*What you will do*
Look for "this" in each line of the entries, and return the matching lines.

***** Material provided

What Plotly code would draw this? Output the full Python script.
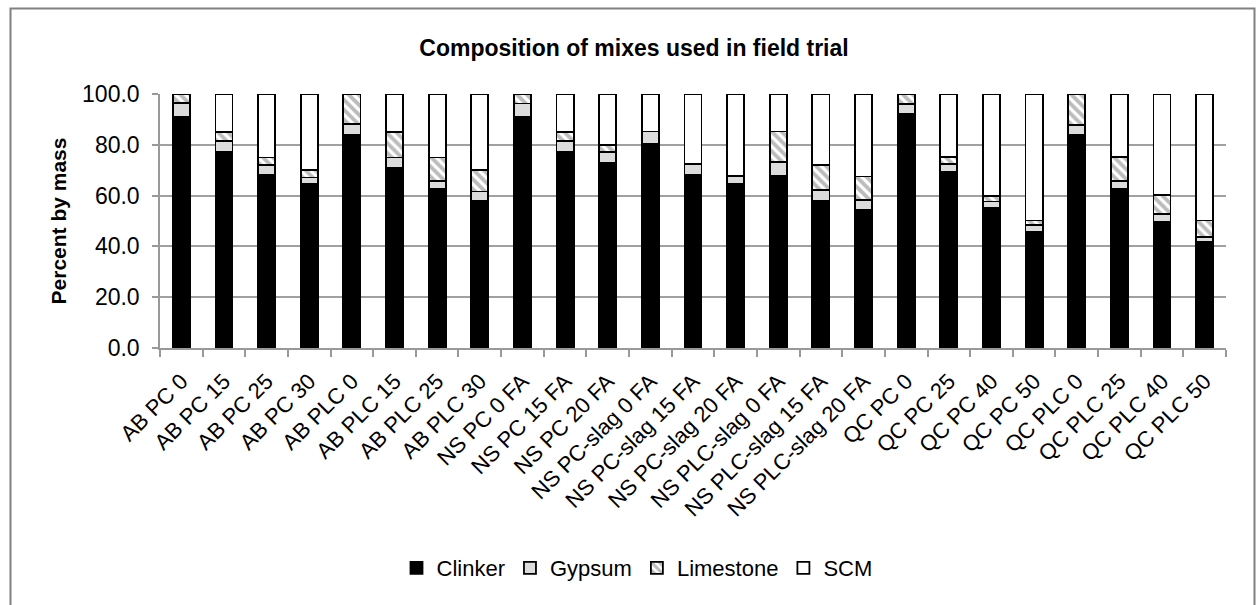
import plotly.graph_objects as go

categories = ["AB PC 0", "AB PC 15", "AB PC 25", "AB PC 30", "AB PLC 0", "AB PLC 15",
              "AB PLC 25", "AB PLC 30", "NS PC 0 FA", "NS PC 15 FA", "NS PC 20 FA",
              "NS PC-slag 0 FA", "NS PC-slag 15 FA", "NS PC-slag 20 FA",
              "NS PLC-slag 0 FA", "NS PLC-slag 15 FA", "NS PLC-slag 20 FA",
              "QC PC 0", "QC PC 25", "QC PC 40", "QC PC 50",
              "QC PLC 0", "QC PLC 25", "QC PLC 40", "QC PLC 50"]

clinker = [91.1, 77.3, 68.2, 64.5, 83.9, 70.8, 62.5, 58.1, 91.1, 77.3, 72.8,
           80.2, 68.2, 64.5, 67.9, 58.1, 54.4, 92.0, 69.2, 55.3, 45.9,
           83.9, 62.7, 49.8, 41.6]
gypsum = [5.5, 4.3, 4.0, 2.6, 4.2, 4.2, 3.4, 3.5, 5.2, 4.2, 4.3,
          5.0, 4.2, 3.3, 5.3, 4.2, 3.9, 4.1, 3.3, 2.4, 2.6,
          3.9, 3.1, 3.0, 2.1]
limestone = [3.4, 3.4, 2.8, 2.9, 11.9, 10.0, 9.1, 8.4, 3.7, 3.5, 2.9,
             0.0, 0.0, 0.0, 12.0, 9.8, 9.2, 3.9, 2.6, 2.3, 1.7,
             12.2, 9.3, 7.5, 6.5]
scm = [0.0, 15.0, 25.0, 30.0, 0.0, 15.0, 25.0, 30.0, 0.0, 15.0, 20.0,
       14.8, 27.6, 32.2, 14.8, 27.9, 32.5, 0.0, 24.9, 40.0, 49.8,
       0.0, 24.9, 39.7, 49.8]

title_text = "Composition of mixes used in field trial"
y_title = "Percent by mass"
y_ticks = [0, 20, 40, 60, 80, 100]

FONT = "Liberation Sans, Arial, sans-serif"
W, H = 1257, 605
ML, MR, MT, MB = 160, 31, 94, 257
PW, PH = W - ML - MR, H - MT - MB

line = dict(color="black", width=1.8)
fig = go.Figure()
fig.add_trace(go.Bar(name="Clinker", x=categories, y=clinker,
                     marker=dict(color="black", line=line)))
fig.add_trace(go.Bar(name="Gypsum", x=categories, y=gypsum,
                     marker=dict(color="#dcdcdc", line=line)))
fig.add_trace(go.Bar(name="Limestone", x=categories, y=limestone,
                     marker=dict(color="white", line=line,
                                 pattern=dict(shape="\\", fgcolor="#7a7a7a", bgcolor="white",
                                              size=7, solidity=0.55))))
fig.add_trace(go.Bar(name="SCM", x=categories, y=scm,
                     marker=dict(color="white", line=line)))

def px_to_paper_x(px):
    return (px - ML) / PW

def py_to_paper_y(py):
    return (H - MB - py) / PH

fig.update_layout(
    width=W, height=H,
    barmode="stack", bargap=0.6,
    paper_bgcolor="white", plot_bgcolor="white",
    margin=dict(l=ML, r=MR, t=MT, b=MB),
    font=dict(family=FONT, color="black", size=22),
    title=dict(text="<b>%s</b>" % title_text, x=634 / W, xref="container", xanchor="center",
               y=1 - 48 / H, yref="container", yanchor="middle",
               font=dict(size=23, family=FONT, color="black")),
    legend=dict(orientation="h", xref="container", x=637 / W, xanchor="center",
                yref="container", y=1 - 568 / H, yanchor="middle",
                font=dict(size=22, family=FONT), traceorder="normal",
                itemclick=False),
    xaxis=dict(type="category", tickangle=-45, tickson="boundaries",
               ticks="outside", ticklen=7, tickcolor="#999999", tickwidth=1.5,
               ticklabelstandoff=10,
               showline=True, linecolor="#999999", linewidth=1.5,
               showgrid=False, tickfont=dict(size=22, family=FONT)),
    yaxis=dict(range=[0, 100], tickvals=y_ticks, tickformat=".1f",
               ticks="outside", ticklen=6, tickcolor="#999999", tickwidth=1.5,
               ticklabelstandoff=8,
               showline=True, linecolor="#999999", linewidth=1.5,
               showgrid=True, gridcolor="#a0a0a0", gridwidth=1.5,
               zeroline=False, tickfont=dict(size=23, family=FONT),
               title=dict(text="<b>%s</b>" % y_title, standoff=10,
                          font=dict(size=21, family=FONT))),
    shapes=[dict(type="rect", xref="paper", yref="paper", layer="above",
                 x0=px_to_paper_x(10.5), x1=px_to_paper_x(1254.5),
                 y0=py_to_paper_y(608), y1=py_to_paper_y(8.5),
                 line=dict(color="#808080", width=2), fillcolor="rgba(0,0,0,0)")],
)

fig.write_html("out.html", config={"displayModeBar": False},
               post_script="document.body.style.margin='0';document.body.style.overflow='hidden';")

**********
***** Material provided

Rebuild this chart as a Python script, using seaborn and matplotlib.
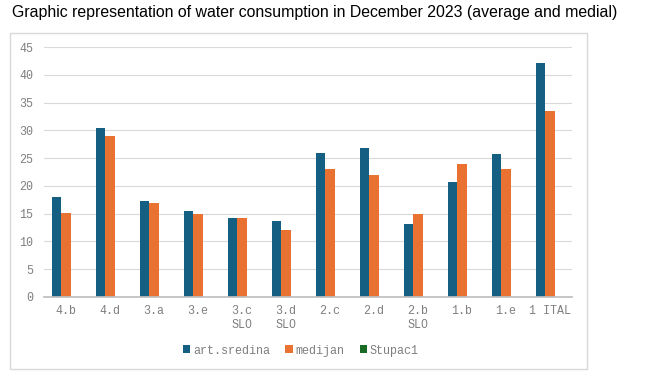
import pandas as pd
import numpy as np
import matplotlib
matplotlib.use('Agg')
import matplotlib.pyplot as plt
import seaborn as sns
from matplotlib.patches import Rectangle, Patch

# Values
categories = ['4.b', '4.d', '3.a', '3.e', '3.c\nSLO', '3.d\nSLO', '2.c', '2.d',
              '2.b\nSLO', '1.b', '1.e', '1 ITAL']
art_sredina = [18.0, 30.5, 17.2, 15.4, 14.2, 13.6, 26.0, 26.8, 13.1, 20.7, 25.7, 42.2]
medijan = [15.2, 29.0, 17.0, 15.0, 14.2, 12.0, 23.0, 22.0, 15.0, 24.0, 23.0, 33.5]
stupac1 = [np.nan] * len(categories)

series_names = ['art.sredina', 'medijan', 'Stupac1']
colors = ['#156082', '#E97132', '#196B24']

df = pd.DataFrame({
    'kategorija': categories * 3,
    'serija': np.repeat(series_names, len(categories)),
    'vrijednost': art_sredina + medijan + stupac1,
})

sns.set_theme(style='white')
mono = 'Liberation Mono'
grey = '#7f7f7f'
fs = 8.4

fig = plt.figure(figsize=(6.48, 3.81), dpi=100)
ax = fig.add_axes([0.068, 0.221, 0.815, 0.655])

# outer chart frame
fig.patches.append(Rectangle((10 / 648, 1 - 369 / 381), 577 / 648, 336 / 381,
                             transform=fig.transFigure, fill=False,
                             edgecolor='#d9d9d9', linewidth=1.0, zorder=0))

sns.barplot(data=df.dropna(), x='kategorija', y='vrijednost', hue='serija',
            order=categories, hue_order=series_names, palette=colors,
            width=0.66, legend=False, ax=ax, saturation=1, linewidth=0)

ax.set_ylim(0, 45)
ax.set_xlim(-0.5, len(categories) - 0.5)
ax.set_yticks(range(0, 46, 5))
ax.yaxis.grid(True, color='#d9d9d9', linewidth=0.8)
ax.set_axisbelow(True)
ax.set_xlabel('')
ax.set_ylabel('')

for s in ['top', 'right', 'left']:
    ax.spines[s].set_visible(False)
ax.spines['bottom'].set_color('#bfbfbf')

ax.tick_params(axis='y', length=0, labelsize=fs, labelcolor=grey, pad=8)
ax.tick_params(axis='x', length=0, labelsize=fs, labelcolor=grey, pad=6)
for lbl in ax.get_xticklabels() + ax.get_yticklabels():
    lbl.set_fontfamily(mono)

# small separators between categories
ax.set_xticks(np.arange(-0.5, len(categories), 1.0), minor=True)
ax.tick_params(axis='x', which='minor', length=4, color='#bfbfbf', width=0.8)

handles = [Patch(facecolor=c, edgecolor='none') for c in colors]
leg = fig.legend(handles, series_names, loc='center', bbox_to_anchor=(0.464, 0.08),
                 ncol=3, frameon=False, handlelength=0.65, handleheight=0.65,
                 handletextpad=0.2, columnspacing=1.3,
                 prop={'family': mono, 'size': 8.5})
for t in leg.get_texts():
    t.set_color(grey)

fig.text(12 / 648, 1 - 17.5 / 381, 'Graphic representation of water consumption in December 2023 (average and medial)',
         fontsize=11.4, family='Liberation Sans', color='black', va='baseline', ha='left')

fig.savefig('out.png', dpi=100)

**********
***** Material provided

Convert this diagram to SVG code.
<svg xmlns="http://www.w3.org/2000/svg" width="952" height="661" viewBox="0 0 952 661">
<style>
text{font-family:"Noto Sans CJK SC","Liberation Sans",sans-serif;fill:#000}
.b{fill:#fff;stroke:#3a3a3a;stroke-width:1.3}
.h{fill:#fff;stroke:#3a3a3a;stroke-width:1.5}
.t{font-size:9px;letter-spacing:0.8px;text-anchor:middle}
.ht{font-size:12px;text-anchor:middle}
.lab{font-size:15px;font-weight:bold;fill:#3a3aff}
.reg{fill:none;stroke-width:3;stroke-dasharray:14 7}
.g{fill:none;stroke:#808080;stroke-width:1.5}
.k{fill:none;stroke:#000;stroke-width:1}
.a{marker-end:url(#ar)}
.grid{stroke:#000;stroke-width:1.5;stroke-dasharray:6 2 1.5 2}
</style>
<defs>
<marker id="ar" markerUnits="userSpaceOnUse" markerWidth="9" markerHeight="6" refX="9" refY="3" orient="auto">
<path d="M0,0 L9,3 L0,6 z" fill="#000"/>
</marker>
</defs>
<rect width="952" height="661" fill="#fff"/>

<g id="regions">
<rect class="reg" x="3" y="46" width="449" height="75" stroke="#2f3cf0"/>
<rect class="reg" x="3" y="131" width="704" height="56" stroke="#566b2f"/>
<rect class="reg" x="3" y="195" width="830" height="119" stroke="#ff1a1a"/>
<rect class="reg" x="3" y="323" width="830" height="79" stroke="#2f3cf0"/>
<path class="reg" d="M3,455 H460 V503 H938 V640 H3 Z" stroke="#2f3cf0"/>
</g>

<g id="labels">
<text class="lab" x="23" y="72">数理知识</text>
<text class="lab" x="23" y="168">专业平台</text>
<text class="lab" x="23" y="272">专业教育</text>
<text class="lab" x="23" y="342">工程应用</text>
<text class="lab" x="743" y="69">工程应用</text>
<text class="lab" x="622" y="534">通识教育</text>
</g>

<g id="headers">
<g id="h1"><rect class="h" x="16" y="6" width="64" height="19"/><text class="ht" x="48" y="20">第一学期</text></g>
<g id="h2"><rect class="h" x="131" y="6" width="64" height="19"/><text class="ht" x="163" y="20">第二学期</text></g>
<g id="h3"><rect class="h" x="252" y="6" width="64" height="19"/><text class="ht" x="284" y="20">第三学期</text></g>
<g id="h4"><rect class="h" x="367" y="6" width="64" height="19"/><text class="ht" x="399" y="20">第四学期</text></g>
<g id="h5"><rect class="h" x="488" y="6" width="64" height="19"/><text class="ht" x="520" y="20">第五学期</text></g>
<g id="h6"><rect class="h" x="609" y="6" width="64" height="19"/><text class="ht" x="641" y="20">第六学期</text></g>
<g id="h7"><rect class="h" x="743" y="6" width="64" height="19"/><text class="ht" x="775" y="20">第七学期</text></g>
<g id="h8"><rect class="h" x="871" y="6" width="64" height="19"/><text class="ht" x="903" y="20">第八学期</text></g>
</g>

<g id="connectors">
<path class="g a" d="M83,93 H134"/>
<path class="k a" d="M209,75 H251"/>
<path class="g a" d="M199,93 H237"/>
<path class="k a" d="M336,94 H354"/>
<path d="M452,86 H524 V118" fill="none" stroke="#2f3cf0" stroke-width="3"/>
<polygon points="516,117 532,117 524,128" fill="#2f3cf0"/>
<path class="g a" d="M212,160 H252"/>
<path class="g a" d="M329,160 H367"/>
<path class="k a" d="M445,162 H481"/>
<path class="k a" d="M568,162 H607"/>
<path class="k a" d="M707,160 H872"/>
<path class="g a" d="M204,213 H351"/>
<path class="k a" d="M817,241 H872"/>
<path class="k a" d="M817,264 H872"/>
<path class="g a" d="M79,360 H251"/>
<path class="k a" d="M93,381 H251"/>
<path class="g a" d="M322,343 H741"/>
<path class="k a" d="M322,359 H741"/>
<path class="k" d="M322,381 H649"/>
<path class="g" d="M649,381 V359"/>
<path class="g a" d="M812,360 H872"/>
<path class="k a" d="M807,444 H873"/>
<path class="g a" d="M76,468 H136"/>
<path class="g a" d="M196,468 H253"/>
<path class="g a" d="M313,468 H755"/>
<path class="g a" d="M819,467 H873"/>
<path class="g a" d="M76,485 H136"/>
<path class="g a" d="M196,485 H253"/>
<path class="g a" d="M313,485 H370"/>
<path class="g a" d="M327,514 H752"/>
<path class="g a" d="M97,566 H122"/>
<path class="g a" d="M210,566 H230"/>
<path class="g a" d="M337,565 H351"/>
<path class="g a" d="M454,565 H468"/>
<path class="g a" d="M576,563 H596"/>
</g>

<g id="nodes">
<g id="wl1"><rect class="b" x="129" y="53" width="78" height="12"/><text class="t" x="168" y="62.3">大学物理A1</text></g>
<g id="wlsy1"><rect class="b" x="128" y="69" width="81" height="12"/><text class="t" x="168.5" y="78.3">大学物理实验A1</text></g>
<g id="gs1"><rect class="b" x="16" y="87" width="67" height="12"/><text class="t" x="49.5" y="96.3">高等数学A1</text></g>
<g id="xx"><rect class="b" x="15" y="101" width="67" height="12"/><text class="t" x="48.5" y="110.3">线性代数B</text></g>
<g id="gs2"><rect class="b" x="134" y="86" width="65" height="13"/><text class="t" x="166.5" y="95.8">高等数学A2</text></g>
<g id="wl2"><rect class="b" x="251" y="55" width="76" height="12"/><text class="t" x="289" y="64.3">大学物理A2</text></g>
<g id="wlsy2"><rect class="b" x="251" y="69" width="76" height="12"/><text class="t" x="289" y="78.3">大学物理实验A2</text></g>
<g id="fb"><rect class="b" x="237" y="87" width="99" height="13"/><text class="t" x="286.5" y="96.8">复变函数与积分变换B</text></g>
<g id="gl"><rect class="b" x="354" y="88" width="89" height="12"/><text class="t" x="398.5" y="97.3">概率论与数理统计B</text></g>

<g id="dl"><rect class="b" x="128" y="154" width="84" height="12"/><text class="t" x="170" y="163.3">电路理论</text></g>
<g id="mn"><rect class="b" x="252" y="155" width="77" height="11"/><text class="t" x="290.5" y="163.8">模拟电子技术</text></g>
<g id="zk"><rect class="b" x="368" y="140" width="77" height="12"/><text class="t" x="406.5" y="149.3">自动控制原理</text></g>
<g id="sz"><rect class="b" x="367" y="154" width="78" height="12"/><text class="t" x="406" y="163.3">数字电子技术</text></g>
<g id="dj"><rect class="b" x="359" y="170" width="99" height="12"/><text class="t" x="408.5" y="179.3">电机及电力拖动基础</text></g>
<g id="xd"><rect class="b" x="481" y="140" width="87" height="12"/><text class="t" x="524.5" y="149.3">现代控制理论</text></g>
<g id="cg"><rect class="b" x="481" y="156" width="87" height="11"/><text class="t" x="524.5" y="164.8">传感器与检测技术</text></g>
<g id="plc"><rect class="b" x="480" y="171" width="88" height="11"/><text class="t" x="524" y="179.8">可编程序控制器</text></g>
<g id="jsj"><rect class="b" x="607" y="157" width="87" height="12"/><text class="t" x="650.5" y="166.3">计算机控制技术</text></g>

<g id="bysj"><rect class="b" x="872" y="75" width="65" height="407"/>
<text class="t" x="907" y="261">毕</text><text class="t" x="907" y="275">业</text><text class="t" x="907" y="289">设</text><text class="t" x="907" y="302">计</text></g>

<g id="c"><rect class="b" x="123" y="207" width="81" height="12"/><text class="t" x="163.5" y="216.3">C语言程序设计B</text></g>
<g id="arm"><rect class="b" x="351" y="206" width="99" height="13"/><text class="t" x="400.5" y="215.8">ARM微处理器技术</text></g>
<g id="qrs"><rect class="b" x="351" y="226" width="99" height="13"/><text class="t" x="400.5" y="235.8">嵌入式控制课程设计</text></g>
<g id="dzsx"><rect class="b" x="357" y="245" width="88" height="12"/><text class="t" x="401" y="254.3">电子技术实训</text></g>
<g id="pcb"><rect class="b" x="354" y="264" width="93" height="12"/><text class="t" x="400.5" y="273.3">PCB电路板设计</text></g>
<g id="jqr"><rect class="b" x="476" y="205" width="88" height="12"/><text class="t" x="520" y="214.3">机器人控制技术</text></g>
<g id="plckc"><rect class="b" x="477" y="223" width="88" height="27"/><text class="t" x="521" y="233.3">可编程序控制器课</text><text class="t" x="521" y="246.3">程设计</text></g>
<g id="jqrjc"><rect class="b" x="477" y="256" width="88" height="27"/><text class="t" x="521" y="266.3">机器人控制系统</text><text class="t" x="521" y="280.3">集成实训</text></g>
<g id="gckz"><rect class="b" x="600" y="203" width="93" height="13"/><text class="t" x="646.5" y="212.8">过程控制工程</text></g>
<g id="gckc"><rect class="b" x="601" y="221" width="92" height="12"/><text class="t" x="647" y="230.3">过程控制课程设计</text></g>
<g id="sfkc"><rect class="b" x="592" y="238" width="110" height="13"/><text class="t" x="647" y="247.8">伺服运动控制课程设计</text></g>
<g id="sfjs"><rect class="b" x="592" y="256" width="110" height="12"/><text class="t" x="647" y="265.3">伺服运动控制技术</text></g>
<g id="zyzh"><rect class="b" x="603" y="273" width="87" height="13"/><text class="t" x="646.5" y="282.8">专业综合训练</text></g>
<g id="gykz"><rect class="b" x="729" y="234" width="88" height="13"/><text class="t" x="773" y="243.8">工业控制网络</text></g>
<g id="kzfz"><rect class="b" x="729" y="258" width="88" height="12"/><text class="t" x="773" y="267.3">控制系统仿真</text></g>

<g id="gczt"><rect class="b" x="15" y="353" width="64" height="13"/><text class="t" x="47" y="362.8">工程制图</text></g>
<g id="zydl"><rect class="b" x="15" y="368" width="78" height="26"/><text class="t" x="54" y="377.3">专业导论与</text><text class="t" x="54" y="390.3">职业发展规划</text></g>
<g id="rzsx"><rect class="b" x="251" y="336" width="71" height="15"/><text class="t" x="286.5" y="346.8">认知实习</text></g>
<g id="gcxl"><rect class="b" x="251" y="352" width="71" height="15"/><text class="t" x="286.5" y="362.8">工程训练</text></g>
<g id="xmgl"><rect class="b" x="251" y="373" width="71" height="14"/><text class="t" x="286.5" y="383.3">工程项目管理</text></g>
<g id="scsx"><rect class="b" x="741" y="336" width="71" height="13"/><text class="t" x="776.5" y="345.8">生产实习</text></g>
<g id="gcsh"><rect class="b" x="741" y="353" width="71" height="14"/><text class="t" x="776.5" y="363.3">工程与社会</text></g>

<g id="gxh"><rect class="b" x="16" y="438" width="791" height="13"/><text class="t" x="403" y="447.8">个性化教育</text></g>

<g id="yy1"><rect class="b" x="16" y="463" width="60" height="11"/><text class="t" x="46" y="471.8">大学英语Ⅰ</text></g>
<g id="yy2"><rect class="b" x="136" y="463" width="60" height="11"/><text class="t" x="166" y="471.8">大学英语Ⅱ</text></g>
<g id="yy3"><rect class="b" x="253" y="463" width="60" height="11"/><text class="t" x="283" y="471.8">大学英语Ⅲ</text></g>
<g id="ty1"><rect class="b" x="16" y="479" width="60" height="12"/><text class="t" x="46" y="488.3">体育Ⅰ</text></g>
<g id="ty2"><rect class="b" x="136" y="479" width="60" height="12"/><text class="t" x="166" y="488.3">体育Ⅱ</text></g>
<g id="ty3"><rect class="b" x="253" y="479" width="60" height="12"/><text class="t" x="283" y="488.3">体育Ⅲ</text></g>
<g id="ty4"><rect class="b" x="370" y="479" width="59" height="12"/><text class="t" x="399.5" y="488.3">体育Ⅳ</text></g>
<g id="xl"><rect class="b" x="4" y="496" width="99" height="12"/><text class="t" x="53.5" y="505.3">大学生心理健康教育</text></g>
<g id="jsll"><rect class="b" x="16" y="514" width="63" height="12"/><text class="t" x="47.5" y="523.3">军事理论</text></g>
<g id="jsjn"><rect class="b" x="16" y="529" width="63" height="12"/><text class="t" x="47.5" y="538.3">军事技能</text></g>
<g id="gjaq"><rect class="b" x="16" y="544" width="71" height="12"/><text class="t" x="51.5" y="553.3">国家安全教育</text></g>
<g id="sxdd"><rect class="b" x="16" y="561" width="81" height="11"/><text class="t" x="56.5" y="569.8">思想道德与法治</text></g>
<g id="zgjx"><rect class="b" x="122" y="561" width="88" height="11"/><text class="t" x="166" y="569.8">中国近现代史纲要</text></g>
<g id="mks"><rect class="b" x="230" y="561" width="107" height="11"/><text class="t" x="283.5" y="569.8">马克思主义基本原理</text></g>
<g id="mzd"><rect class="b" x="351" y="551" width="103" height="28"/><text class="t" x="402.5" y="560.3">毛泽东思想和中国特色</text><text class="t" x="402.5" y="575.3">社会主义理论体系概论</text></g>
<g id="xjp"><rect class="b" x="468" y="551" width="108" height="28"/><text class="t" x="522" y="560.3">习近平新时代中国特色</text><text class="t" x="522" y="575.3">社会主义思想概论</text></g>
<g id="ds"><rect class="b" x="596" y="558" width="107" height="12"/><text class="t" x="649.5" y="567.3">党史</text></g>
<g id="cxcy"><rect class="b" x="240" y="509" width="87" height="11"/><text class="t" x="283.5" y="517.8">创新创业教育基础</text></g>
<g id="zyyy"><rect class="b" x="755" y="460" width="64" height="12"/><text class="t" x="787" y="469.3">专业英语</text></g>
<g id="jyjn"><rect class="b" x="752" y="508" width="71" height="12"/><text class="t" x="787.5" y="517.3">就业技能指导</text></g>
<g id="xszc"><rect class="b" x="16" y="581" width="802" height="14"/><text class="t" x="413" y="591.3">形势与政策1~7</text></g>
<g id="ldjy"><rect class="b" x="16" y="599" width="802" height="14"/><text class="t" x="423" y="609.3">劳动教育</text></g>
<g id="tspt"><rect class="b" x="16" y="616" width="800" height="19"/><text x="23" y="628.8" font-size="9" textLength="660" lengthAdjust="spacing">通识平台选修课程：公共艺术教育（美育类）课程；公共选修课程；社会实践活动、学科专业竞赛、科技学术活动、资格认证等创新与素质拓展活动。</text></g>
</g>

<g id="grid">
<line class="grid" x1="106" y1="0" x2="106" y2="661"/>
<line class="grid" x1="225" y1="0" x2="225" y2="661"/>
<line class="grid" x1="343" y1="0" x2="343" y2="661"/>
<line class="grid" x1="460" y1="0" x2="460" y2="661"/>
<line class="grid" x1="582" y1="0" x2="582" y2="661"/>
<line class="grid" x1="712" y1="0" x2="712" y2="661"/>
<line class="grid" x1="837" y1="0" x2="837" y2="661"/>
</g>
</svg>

**********

*Task response*
What Plotly code would draw this? Output the full Python script.
Rebuild this chart as a Python script, using seaborn and matplotlib.
Convert this diagram to SVG code.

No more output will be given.